President Barham Salih of Iraq, the founder of the university in Sulaimaniyah and himself a former refugee, pledged to take in up to 300 students and arranged for them to enter without visas or in some cases even passports.
The president of the Afghan university, Ian Bickford, said 106 other students had been sent to the American University of Central Asia in Kyrgyzstan, and about 200 to other countries, including Pakistan and the United States.
Another 375 American University students are still in Afghanistan, along with many more staff and hundreds of alumni, Bickford said. Many are in hiding.
Students in Afghanistan still have access to online courses led by teachers now living outside the country. But many of those students no longer have reliable access to the internet or feel safe to connect, their former classmates said.
Some students, like Neda, are still traumatized by their escape. The British security compound where she was sheltering with the university’s foreign staff was taken over by the Taliban, who demanded money and vehicles before they let the occupants leave. Neda was terrified that the Taliban, who later took photos and videos of everyone on the buses to the airport, would recognize they were not foreigners but Afghans.
When they finally arrived at the Kabul airport gate with the foreign staff, she said, British soldiers barred them from entering.
“They said, ‘No, you guys are Afghans; you cannot go,’ ” Neda said. She said they were kicked out of the airport and into an area controlled by the Taliban. “I was in a very bad situation because I had never seen the Taliban face to face.”
Eventually, she made it onto a Qatari evacuation flight Aug. 21, leaving in a sandstorm amid the chaos of foreign soldiers including Turks trying to control an airport overrun with people desperate to escape.
“The Turkish Army and American Army treated us in a very bad way,” she said, wiping away tears. “I mean, it was my own country; it was my own land. But still they shouted at us.”
Neda did not tell her family she was going to Iraq because she knew they would worry. “All you hear about Iraq is the Islamic State and explosions,” she said.

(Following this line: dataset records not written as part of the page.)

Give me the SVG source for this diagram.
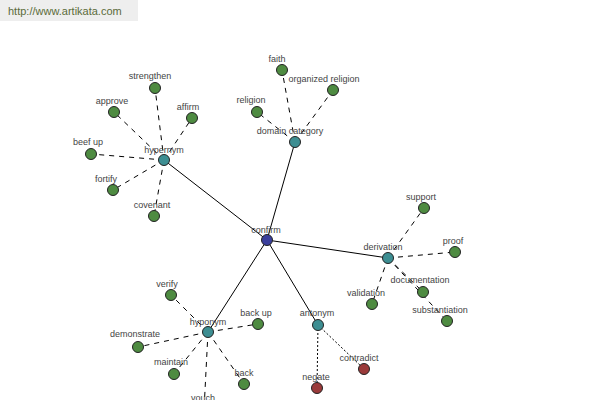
<svg xmlns="http://www.w3.org/2000/svg" width="600" height="400" viewBox="0 0 600 400">
<style>
.e{stroke:#000;stroke-width:1;fill:none}
.d{stroke-dasharray:5,5}
.o{stroke-dasharray:2,2}
circle{stroke:#222;stroke-width:1}
.g{fill:#4e8b41}
.h{fill:#3d8e92}
.c{fill:#3a3f9c}
.r{fill:#9a3a3a}
text{font-family:"Liberation Sans",Arial,sans-serif;font-size:9px;fill:#444;text-anchor:middle}
</style>
<rect x="0" y="0" width="138" height="21" fill="#eeeeee"/>
<text x="8" y="15" style="text-anchor:start;font-size:11px;fill:#5b6b3a">http://www.artikata.com</text>
<g id="connectors">
<line class="e" x1="267" y1="240" x2="164" y2="160"/>
<line class="e" x1="267" y1="240" x2="295" y2="142"/>
<line class="e" x1="267" y1="240" x2="388" y2="258"/>
<line class="e" x1="267" y1="240" x2="208" y2="332"/>
<line class="e" x1="267" y1="240" x2="318" y2="325"/>
<line class="e d" x1="164" y1="160" x2="155" y2="88"/>
<line class="e d" x1="164" y1="160" x2="114" y2="112"/>
<line class="e d" x1="164" y1="160" x2="192" y2="118"/>
<line class="e d" x1="164" y1="160" x2="91" y2="154"/>
<line class="e d" x1="164" y1="160" x2="113" y2="190"/>
<line class="e d" x1="164" y1="160" x2="154" y2="216"/>
<line class="e d" x1="295" y1="142" x2="282" y2="70"/>
<line class="e d" x1="295" y1="142" x2="333" y2="90"/>
<line class="e d" x1="295" y1="142" x2="257" y2="112"/>
<line class="e d" x1="388" y1="258" x2="424" y2="208"/>
<line class="e d" x1="388" y1="258" x2="455" y2="252"/>
<line class="e d" x1="388" y1="258" x2="423" y2="292"/>
<line class="e d" x1="388" y1="258" x2="372" y2="304"/>
<line class="e d" x1="388" y1="258" x2="447" y2="321"/>
<line class="e d" x1="208" y1="332" x2="171" y2="295"/>
<line class="e d" x1="208" y1="332" x2="258" y2="324"/>
<line class="e d" x1="208" y1="332" x2="138" y2="347"/>
<line class="e d" x1="208" y1="332" x2="174" y2="374"/>
<line class="e d" x1="208" y1="332" x2="244" y2="384"/>
<line class="e d" x1="208" y1="332" x2="204" y2="410"/>
<line class="e o" x1="318" y1="325" x2="364" y2="369"/>
<line class="e o" x1="318" y1="325" x2="317" y2="388"/>
</g>
<g id="n-confirm"><circle class="c" cx="267" cy="240" r="5.5"/><text x="266" y="233">confirm</text></g>
<g id="n-hypernym"><circle class="h" cx="164" cy="160" r="5.5"/><text x="164" y="153">hypernym</text></g>
<g id="n-domain"><circle class="h" cx="295" cy="142" r="5.5"/><text x="290" y="134">domain category</text></g>
<g id="n-derivation"><circle class="h" cx="388" cy="258" r="5.5"/><text x="383" y="250">derivation</text></g>
<g id="n-hyponym"><circle class="h" cx="208" cy="332" r="5.5"/><text x="208" y="325">hyponym</text></g>
<g id="n-antonym"><circle class="h" cx="318" cy="325" r="5.5"/><text x="317" y="316">antonym</text></g>
<g id="n-strengthen"><circle class="g" cx="155" cy="88" r="5.5"/><text x="150" y="79">strengthen</text></g>
<g id="n-approve"><circle class="g" cx="114" cy="112" r="5.5"/><text x="112" y="104">approve</text></g>
<g id="n-affirm"><circle class="g" cx="192" cy="118" r="5.5"/><text x="188" y="110">affirm</text></g>
<g id="n-beefup"><circle class="g" cx="91" cy="154" r="5.5"/><text x="88" y="145">beef up</text></g>
<g id="n-fortify"><circle class="g" cx="113" cy="190" r="5.5"/><text x="106" y="182">fortify</text></g>
<g id="n-covenant"><circle class="g" cx="154" cy="216" r="5.5"/><text x="152" y="208">covenant</text></g>
<g id="n-faith"><circle class="g" cx="282" cy="70" r="5.5"/><text x="277" y="62">faith</text></g>
<g id="n-organized"><circle class="g" cx="333" cy="90" r="5.5"/><text x="324" y="82">organized religion</text></g>
<g id="n-religion"><circle class="g" cx="257" cy="112" r="5.5"/><text x="251" y="103">religion</text></g>
<g id="n-support"><circle class="g" cx="424" cy="208" r="5.5"/><text x="421" y="200">support</text></g>
<g id="n-proof"><circle class="g" cx="455" cy="252" r="5.5"/><text x="453" y="244">proof</text></g>
<g id="n-documentation"><circle class="g" cx="423" cy="292" r="5.5"/><text x="420" y="283">documentation</text></g>
<g id="n-validation"><circle class="g" cx="372" cy="304" r="5.5"/><text x="366" y="296">validation</text></g>
<g id="n-substantiation"><circle class="g" cx="447" cy="321" r="5.5"/><text x="440" y="313">substantiation</text></g>
<g id="n-verify"><circle class="g" cx="171" cy="295" r="5.5"/><text x="167" y="287">verify</text></g>
<g id="n-backup"><circle class="g" cx="258" cy="324" r="5.5"/><text x="256" y="316">back up</text></g>
<g id="n-demonstrate"><circle class="g" cx="138" cy="347" r="5.5"/><text x="135" y="337">demonstrate</text></g>
<g id="n-maintain"><circle class="g" cx="174" cy="374" r="5.5"/><text x="171" y="365">maintain</text></g>
<g id="n-back"><circle class="g" cx="244" cy="384" r="5.5"/><text x="244" y="376">back</text></g>
<g id="n-vouch"><text x="203" y="401">vouch</text></g>
<g id="n-contradict"><circle class="r" cx="364" cy="369" r="5.5"/><text x="359" y="361">contradict</text></g>
<g id="n-negate"><circle class="r" cx="317" cy="388" r="5.5"/><text x="316" y="380">negate</text></g>
</svg>
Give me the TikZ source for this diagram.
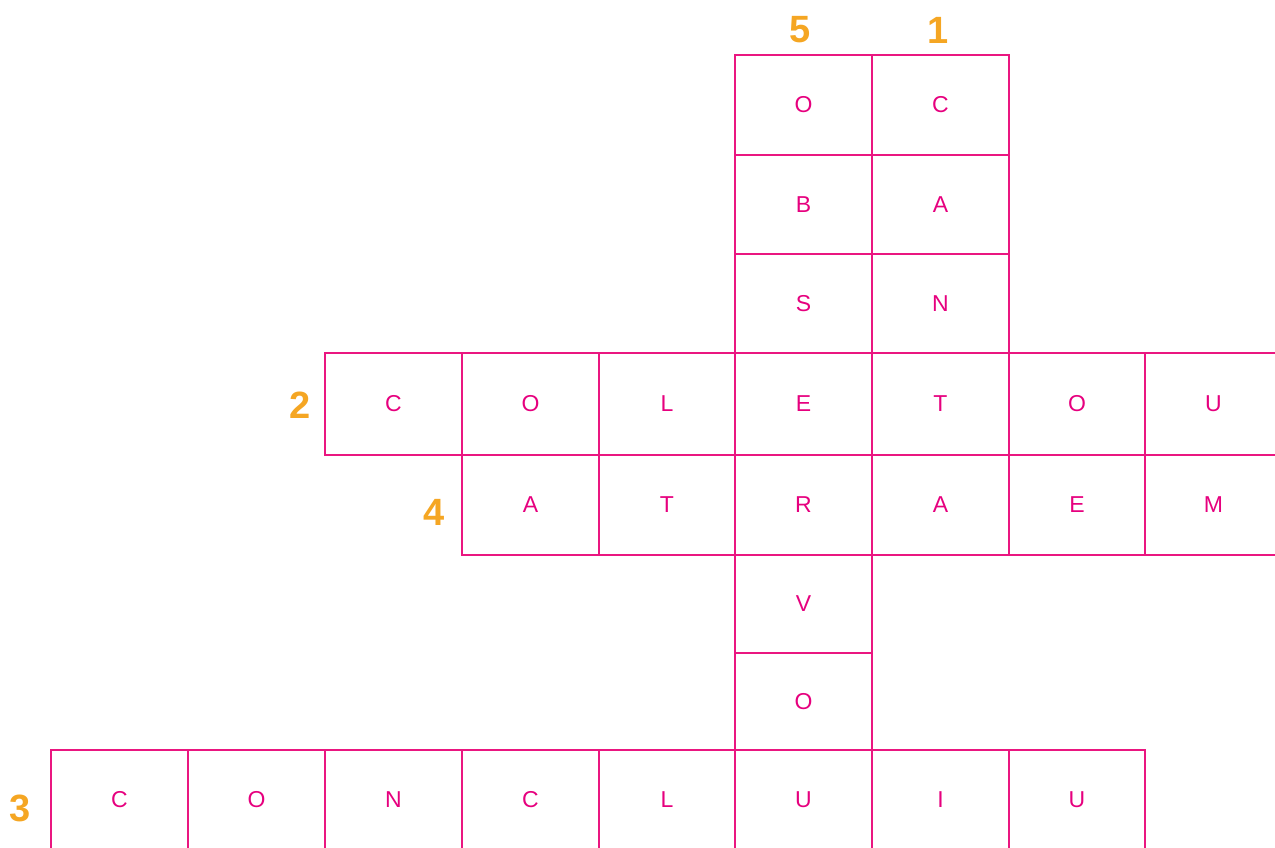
\documentclass[tikz,border=0pt]{standalone}
\usepackage{fontspec}
\setmainfont{Liberation Sans}
\definecolor{gridpink}{RGB}{234,22,128}
\definecolor{letterpink}{RGB}{230,0,126}
\definecolor{numorange}{RGB}{245,166,35}
\tikzset{
  cellbox/.style={draw=gridpink, line width=2pt, inner sep=0pt, rectangle,
    text=letterpink, font=\fontsize{23}{23}\selectfont},
  numlabel/.style={text=numorange, font=\fontsize{38}{38}\selectfont\bfseries, inner sep=0pt}
}
\newcommand\cell[6]{%
  \node[cellbox, minimum width={(#4-#2)*1pt}, minimum height={(#5-#3)*1pt}]
    (#1) at ({(#2+#4)/2},{(#3+#5)/2}) {#6};}
\begin{document}
\begin{tikzpicture}[x=1pt,y=-1pt]
\useasboundingbox (0,0) rectangle (1275,848);
% column 5 (vertical, OBSERVOU)
\cell{v5a}{735}{55}{872}{155}{O}
\cell{v5b}{735}{155}{872}{254}{B}
\cell{v5c}{735}{254}{872}{353}{S}
\cell{v5f}{735}{555}{872}{653}{V}
\cell{v5g}{735}{653}{872}{750}{O}
% column 1 (vertical, CANTA)
\cell{v1a}{872}{55}{1009}{155}{C}
\cell{v1b}{872}{155}{1009}{254}{A}
\cell{v1c}{872}{254}{1009}{353}{N}
% row 2 COLETOU
\cell{h2a}{325}{353}{462}{455}{C}
\cell{h2b}{462}{353}{599}{455}{O}
\cell{h2c}{599}{353}{735}{455}{L}
\cell{h2d}{735}{353}{872}{455}{E}
\cell{h2e}{872}{353}{1009}{455}{T}
\cell{h2f}{1009}{353}{1145}{455}{O}
\cell{h2g}{1145}{353}{1282}{455}{U}
% row 4 ATRAEM
\cell{h4a}{462}{455}{599}{555}{A}
\cell{h4b}{599}{455}{735}{555}{T}
\cell{h4c}{735}{455}{872}{555}{R}
\cell{h4d}{872}{455}{1009}{555}{A}
\cell{h4e}{1009}{455}{1145}{555}{E}
\cell{h4f}{1145}{455}{1282}{555}{M}
% row 3 CONCLUIU
\cell{h3a}{51}{750}{188}{850}{C}
\cell{h3b}{188}{750}{325}{850}{O}
\cell{h3c}{325}{750}{462}{850}{N}
\cell{h3d}{462}{750}{599}{850}{C}
\cell{h3e}{599}{750}{735}{850}{L}
\cell{h3f}{735}{750}{872}{850}{U}
\cell{h3g}{872}{750}{1009}{850}{I}
\cell{h3h}{1009}{750}{1145}{850}{U}
% numbers
\node[numlabel] (n5) at (800,30) {5};
\node[numlabel] (n1) at (938,30) {1};
\node[numlabel] (n2) at (300,405) {2};
\node[numlabel] (n4) at (434,512) {4};
\node[numlabel] (n3) at (20,808) {3};
\end{tikzpicture}
\end{document}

One of the other students, a political science major named Fatima who plans to be a diplomat, had lived in Kabul for just four years. For years, she and her family were refugees in neighboring Pakistan, but she had persuaded them to return to Afghanistan so she could pursue her education.
“When I came to Kabul I was thinking that I belong to this land and it belongs to me,” she said. “It was such a beautiful feeling.”
Now, Fatima finds herself in yet another country — and wondering what the future holds.
Murtza, 22, a law student who was among those relocated, said he missed Kabul, even with its frequent electricity cuts. “I didn’t feel safe around Kabul,” he said. “But it was my hometown. It was my country. It was my soul, and it was my heart.”